## DATA EXTRACT
----

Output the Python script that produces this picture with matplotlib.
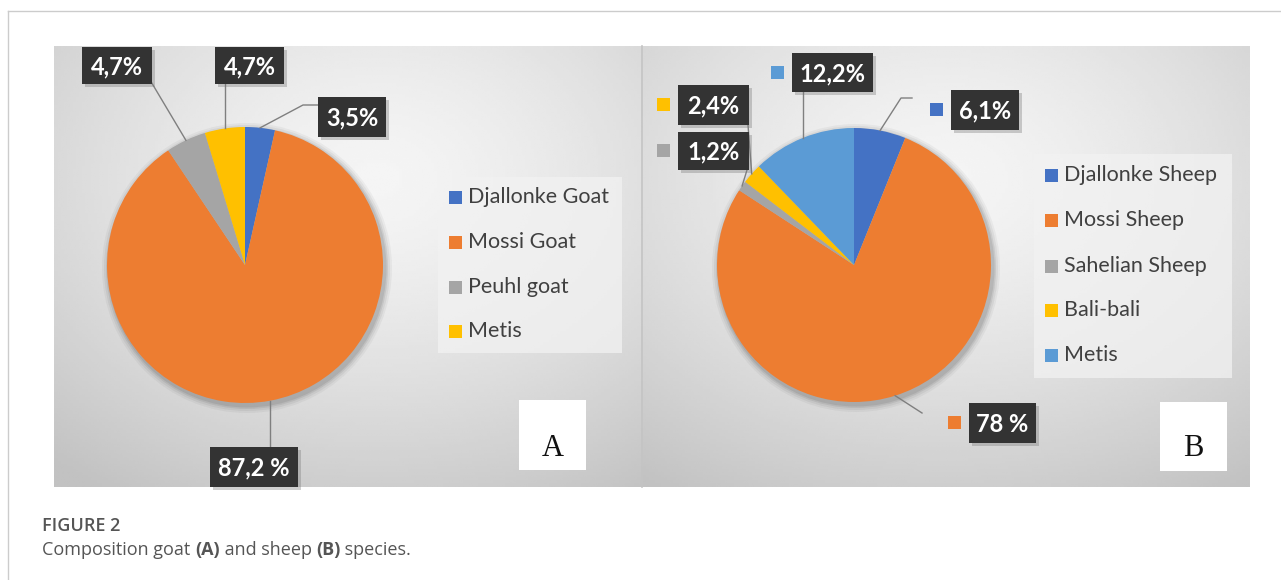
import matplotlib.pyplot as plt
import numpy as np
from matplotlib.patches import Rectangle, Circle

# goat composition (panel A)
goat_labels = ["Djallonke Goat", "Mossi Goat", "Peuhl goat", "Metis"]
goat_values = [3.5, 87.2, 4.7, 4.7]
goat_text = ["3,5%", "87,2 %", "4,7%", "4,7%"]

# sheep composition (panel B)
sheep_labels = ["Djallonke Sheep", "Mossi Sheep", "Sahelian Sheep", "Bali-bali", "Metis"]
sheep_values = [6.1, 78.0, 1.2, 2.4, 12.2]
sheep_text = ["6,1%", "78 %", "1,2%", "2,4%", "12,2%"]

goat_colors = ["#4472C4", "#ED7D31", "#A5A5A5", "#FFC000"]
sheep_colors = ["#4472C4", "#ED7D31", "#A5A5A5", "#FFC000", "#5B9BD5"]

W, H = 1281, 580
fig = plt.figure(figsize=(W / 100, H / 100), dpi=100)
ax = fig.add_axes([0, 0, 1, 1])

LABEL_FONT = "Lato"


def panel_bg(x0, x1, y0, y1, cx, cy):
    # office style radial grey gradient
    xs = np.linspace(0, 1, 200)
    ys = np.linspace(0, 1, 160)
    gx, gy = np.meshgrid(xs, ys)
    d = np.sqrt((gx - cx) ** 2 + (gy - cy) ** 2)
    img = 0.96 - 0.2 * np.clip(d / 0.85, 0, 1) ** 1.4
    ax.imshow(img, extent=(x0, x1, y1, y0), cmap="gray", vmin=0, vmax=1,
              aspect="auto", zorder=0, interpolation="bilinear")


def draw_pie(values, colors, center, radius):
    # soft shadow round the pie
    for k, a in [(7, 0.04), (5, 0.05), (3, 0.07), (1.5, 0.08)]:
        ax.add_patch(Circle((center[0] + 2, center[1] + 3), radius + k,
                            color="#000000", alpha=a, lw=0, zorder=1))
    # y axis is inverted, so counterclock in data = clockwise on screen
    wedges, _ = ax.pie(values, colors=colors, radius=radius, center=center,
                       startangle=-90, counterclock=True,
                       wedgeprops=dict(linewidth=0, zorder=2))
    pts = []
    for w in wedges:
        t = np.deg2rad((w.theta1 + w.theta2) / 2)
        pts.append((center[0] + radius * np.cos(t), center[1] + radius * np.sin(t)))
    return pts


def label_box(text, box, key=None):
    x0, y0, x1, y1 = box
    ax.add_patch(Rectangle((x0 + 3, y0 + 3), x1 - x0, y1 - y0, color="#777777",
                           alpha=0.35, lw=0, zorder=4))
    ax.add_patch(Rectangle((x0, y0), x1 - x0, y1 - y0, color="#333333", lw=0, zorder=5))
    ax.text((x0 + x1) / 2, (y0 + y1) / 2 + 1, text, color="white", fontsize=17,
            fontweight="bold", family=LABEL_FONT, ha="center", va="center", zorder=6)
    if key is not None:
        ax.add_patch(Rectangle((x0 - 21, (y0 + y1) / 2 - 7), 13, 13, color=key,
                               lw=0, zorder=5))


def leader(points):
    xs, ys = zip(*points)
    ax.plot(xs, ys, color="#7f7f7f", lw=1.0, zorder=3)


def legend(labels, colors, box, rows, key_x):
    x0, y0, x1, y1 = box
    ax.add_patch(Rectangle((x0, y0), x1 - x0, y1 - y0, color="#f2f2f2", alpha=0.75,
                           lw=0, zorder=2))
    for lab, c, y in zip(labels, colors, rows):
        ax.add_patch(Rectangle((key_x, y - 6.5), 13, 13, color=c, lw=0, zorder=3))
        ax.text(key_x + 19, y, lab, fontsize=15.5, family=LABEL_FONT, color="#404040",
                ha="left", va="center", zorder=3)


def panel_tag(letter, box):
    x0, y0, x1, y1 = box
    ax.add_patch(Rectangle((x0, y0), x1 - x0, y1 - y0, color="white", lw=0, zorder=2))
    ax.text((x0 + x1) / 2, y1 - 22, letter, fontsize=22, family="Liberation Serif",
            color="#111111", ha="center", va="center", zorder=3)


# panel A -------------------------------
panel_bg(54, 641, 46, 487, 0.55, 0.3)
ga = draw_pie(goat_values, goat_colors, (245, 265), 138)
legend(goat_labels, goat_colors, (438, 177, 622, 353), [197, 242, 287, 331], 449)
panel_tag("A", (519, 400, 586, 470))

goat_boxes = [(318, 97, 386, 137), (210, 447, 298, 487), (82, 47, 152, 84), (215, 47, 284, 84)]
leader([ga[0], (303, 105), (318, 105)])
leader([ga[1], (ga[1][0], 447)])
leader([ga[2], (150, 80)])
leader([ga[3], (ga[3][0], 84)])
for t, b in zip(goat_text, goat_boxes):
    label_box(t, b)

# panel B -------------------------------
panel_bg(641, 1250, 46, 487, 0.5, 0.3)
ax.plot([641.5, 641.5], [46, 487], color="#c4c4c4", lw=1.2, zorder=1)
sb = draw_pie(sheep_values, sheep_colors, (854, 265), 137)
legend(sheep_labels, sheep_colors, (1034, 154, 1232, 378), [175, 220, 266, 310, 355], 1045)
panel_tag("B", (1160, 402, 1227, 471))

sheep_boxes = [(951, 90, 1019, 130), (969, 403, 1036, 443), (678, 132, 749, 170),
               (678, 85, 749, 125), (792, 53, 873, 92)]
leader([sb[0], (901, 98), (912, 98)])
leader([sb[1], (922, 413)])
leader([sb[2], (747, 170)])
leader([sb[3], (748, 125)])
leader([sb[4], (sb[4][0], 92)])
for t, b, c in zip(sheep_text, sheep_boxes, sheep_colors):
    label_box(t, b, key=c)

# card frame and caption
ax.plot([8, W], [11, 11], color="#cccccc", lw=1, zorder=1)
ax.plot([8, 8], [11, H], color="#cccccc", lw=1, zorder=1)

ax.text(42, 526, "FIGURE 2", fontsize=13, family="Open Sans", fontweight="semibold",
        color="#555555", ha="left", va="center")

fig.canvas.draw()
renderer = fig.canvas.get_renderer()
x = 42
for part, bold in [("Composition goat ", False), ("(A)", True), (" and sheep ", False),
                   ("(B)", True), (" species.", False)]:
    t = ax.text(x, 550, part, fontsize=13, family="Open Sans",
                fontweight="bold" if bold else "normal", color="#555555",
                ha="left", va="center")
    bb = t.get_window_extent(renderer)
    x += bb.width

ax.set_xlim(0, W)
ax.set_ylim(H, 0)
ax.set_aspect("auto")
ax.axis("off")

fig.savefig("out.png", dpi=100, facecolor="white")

----

## SHORT PROBLEM
Only the number is wanted: how many lines of the material contain the word "matplotlib"?

## COMPLETED EXERCISE
3